Does the GLC 43 perform like a true AMG?
Given that it has 362bhp and 384lb ft, it's unsurprising that the GLC 43 feels properly quick off the line. Push the throttle pedal through the kick-down and, after the briefest of pauses to let the boost build, the Mercedes hunches down on its rear axle and launches towards the horizon. Sadly, you don’t get the characterful V8 soundtrack that we once would have expected as a matter of course from AMG-badged cars, but once the revs rise, the turbocharged six-pot does a good job of making itself known by delivering a deliciously raspy howl.
Thanks to its twin turbochargers, the GLC 43 also has plenty of low-down torque, pulling strongly from below 2000rpm to make overtaking a breeze, while the nine-speed gearbox is quick to drop a few cogs if Sport or Sport Plus modes are selected. It’s a truly excellent transmission that delivers consistently fast and precise shifts, and most important, manual mode means manual, so you have to be careful not to run into the 5700rpm soft limiter – like we kept doing.
However, if you want to settle back and enjoy your journey, you’ll be pleased to know that Mercedes hasn’t sacrificed ride comfort at the expense of handling. Despite the car's whopping 19in wheels, the adaptive suspension does an impressive job of smoothing out imperfections, and while there is some road noise from the vast rubber, wind noise is relatively unobtrusive.
Turn off the motorway and onto a country road and the multiple driving modes allow you to stiffen the suspension, sharpen the steering and quicken the gearbox. Sounds good in theory, but past experience of the C 43 AMG tested earlier in the year revealed that it was hard to find a happy medium among all the settings. That car was either too wallowy, or too stiff to deal with undulating British B-roads, with vertical movements erring to the faintly ridiculous in the firmer setting.

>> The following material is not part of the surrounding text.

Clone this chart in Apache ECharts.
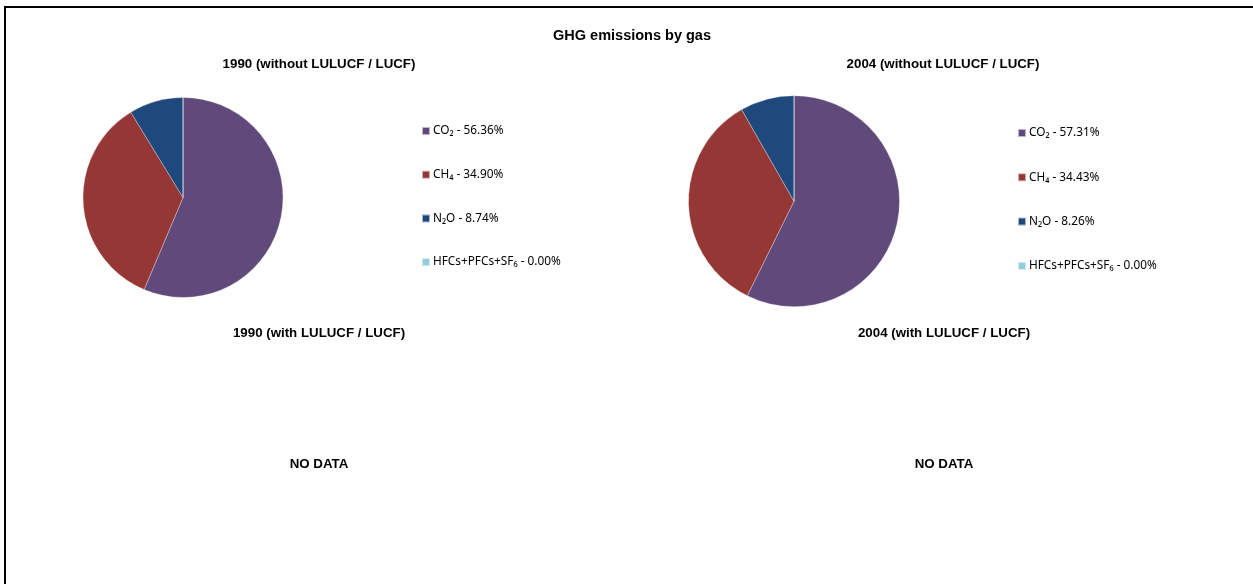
<!DOCTYPE html>
<html>
<head>
<meta charset="utf-8">
<script src="https://cdn.jsdelivr.net/npm/echarts@6/dist/echarts.min.js"></script>
<style>
html,body{margin:0;padding:0;background:#fff;}
#chart{width:1253px;height:584px;}
</style>
</head>
<body>
<div id="chart"></div>
<script>
// ---- data ----
const gases = ['CO₂', 'CH₄', 'N₂O', 'HFCs+PFCs+SF₆'];
const values1990 = [56.36, 34.90, 8.74, 0.00];
const values2004 = [57.31, 34.43, 8.26, 0.00];
const gasColors = ['#604A7B', '#953735', '#1F497D', '#93CDDD'];
const mainTitle = 'GHG emissions by gas';
const panelTitles = ['1990 (without LULUCF / LUCF)', '2004 (without LULUCF / LUCF)', '1990 (with LULUCF / LUCF)', '2004 (with LULUCF / LUCF)'];
const noDataText = 'NO DATA';

const chart = echarts.init(document.getElementById('chart'), null, {renderer: 'canvas'});

const boldFont = 'Liberation Sans, Arial, sans-serif';
const legendFont = 'Noto Sans, DejaVu Sans, sans-serif';

function mkTitle(text, x, y, size) {
  return {
    text: text, left: x, top: y, padding: 0,
    textAlign: 'center', textVerticalAlign: 'middle',
    textStyle: {fontFamily: boldFont, fontWeight: 'bold', fontSize: size, color: '#000'}
  };
}

function mkData(vals) {
  return gases.map((g, i) => ({name: g, value: vals[i], itemStyle: {color: gasColors[i]}}));
}

function mkLegend(vals, x, y, gap) {
  return {
    orient: 'vertical', left: x, top: y, padding: 0,
    itemWidth: 8, itemHeight: 8, itemGap: gap, icon: 'rect',
    data: gases,
    selectedMode: false,
    formatter: function (name) {
      const i = gases.indexOf(name);
      return name + ' - ' + vals[i].toFixed(2) + '%';
    },
    textStyle: {fontFamily: legendFont, fontSize: 11.8, color: '#000', lineHeight: 14, padding: [0, 0, 0, -2]}
  };
}

function mkPie(vals, cx, cy, r) {
  return {
    type: 'pie', center: [cx, cy], radius: r,
    startAngle: 90, clockwise: true,
    label: {show: false}, labelLine: {show: false},
    emphasis: {disabled: true},
    itemStyle: {borderColor: 'rgba(255,255,255,0.6)', borderWidth: 0.5},
    data: mkData(vals)
  };
}

chart.setOption({
  animation: false,
  backgroundColor: '#fff',
  title: [
    mkTitle(mainTitle, 632, 36, 14.5),
    mkTitle(panelTitles[0], 319, 64, 13.3),
    mkTitle(panelTitles[1], 943, 64, 13.3),
    mkTitle(panelTitles[2], 319, 333.5, 13.3),
    mkTitle(panelTitles[3], 944, 333.5, 13.3),
    mkTitle(noDataText, 319, 464, 13.3),
    mkTitle(noDataText, 944, 464, 13.3)
  ],
  legend: [
    mkLegend(values1990, 421, 124, 29.7),
    mkLegend(values2004, 1017, 126, 30.3)
  ],
  series: [
    mkPie(values1990, 183, 197.5, 100),
    mkPie(values2004, 794, 201.2, 105.5)
  ],
  graphic: [{
    type: 'rect', silent: true, z: 100,
    shape: {x: 5, y: 7, width: 1300, height: 700},
    style: {fill: 'none', stroke: '#000', lineWidth: 2}
  }]
});
</script>
</body>
</html>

Thankfully, AMG has found the correct balance with the GLC. The suspension feels pliant and well damped even in Sport Plus mode, shaking off multiple inputs mid-corner. Outright grip is downright impressive for a near two-tonne car and out of slower corners that rear-biased all-wheel drive system is genuinely effective, allowing the car to adopt a small amount of attitude.
Granted, if you push on further there’s a bit of body roll – more than you find in the Macan or SQ5 – and the steering doesn’t exactly bristle with feedback, but this only becomes a limiting factor through high-speed direction changes. Point-to-point, we doubt it would be far behind the Porsche.
Has the GLC redeemed the '43' badge?
With impressive straight-line performance, well-resolved handling and a cosseting ride, the GLC 43 is the most complete ‘43’ variant we’ve driven to date. The 3.0 V6 petrol engine, nine-speed automatic gearbox and rear biased four-wheel drive system feel at home here and, more important for families, it has one of the most luxurious interiors in the class, plenty of room in the rear and a whopping great boot.
Granted, it doesn’t quite have the sharpness of the Macan GTS or the straight-line pace of the SQ5, but as an all-rounder it’s a genuinely compelling machine.